Published 6:28 pm Monday, November 24, 2008

Most of us on Mercer Island have war stories about the December windstorm that felled trees and robbed us of heat and light. Our house was cold and dark for eight days, and despite the kindness of friends who offered shelter and Internet access, I was starting to get a little cranky.

And then I started to read Dave Eggers’ What Is the What and I got my perspective back - quickly. And though I’m sure it won’t last, by the time I finished this book, I promised myself I’d never complain about anything again. Ever.

The book is a fictionalized autobiography of Valentino Achak Deng, a real person, one of the Lost Boys of Sudan. Eggers has taken the details of Deng’s remarkable story, and borrowed his voice to write a compelling account of man’s ability to persevere and rise above adversity.

In the book’s preface, Deng writes, “I told my story orally to the author. He then concocted this novel, approximating my own voice and using the basic events of my life as the foundation. Because many of the passages are fictional, the result is called a novel … And though it is fictionalized, it should be noted that the world I have known is not so different from the one depicted within these pages.”

Deng was born in southern Sudan, in the Dinka village of Marial Bai. In the mid-1980s, when he was about 7, he was separated from his family when his village was destroyed by the murahaleen, Arab militia on horseback supported by the Sudanese government. Today, such stories are told about Darfur, in western Sudan, and the world is finally starting to listen — if not act — after more than 20 years.

Deng fled his village, met up with other boys, and, led by a teacher from his village, walked hundreds of miles to a refugee camp in Ethiopia. Later, driven out of Ethiopia, he walked to Kenya, where he lived for 10 years in a refugee camp before coming to the United States. His remarkable journey is rife with horror: boys eaten by lions and crocodiles, boys dying of thirst or madness in the desert, boys sold into slavery and conscripted into the army. “I know everything one can know about the wasting of youth, about the ways boys can be used,” says Deng. “Death took boys every day, and in a familiar way: quickly and decisively, without much warning or fanfare.”

And yet America, longed for and aspired to, does not prove to be the answer to all of Deng’s prayers nor the solution to all his troubles.

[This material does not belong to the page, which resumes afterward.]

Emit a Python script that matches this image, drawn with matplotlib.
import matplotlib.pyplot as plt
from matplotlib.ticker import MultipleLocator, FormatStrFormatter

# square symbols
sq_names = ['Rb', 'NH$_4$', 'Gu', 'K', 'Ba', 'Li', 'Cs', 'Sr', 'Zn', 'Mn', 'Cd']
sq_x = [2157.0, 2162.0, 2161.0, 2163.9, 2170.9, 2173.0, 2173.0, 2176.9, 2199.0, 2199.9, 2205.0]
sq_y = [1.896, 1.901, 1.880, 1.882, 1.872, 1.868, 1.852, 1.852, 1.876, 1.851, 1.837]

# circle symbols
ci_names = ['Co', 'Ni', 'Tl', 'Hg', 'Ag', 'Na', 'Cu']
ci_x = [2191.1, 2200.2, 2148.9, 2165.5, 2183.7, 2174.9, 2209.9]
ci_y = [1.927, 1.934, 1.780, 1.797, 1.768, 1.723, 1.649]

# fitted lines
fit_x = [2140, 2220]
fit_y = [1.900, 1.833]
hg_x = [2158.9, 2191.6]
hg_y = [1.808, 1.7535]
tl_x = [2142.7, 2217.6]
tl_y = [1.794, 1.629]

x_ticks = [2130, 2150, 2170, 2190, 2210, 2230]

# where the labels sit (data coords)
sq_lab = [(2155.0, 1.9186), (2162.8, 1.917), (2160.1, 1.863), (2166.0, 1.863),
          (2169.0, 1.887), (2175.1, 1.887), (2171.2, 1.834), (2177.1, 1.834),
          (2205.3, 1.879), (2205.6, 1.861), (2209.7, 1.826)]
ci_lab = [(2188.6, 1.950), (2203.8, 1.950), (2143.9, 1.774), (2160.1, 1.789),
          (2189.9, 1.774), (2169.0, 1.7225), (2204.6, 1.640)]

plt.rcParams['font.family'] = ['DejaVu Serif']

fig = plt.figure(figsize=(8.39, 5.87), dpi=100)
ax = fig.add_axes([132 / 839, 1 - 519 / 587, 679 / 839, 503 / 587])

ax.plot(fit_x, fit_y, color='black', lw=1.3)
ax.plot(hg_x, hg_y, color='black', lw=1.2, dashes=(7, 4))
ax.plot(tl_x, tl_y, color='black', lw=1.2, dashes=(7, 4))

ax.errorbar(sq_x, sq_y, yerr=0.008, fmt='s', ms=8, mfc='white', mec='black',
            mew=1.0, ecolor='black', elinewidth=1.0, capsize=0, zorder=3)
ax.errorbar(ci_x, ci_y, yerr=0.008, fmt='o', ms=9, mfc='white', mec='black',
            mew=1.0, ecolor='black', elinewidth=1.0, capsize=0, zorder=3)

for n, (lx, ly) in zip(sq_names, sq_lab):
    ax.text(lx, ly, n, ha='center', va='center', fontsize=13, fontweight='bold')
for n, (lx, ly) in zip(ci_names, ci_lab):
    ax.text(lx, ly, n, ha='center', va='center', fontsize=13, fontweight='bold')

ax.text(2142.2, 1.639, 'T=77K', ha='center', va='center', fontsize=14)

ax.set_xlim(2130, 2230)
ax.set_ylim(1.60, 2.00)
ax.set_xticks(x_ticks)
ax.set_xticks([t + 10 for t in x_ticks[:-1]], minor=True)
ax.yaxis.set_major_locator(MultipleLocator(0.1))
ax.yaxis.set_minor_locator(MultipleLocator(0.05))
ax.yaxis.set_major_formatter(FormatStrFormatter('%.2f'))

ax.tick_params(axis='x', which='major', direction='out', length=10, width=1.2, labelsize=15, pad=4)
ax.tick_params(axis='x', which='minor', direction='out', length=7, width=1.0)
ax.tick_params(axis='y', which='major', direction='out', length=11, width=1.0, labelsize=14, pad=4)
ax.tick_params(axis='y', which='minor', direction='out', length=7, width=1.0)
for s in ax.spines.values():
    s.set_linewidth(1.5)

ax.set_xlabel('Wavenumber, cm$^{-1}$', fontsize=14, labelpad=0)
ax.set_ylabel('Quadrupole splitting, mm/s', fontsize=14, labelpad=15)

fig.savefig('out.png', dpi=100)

New challenges await him in the United States, and it is this, more than anything, that makes this book, and Deng’s story, so ironic and so heartbreaking.

But while there is a persistent thread of tragedy running through What Is the What, there is humor, too. Eggers’ descriptions of awakening sexuality in the adolescent Deng are written with a light touch. And Eggers does a good job of getting the reader up to speed on history and politics without being pedantic.

The purpose of writing What Is the What, Deng tells us in his preface, is to educate readers about the atrocities committed by successive governments of Sudan, and about the 2.5 million people who have perished in Sudan’s civil war. “Even when my hours were darkest, I believed that some day I could share my experiences with readers, so as to prevent the same horrors from repeating themselves. This book is a form of struggle, and it keeps my spirit alive to struggle. To struggle is to strengthen my faith, my hope, and my belief in humanity.”

The book’s title derives from a Dinka creation myth told to Deng by his father. God asks the first man and woman if they prefer a gift of cattle, or of an unknown “What.” When they ask, “What is the What?” God responds, “I cannot tell you. Still, you have to choose between the cattle and the What.” So, able to see clearly the benefits of cattle, they choose cattle, which proves a good choice, because generations of Dinka go on to live and prosper as owners of cattle. But to this day, the What is unknown, illusive.

My hope for Valentino Achak Deng, and for the thousands like him, is that they will all continue to persevere, and that they will be rewarded by the What. And may the What be even better than cattle.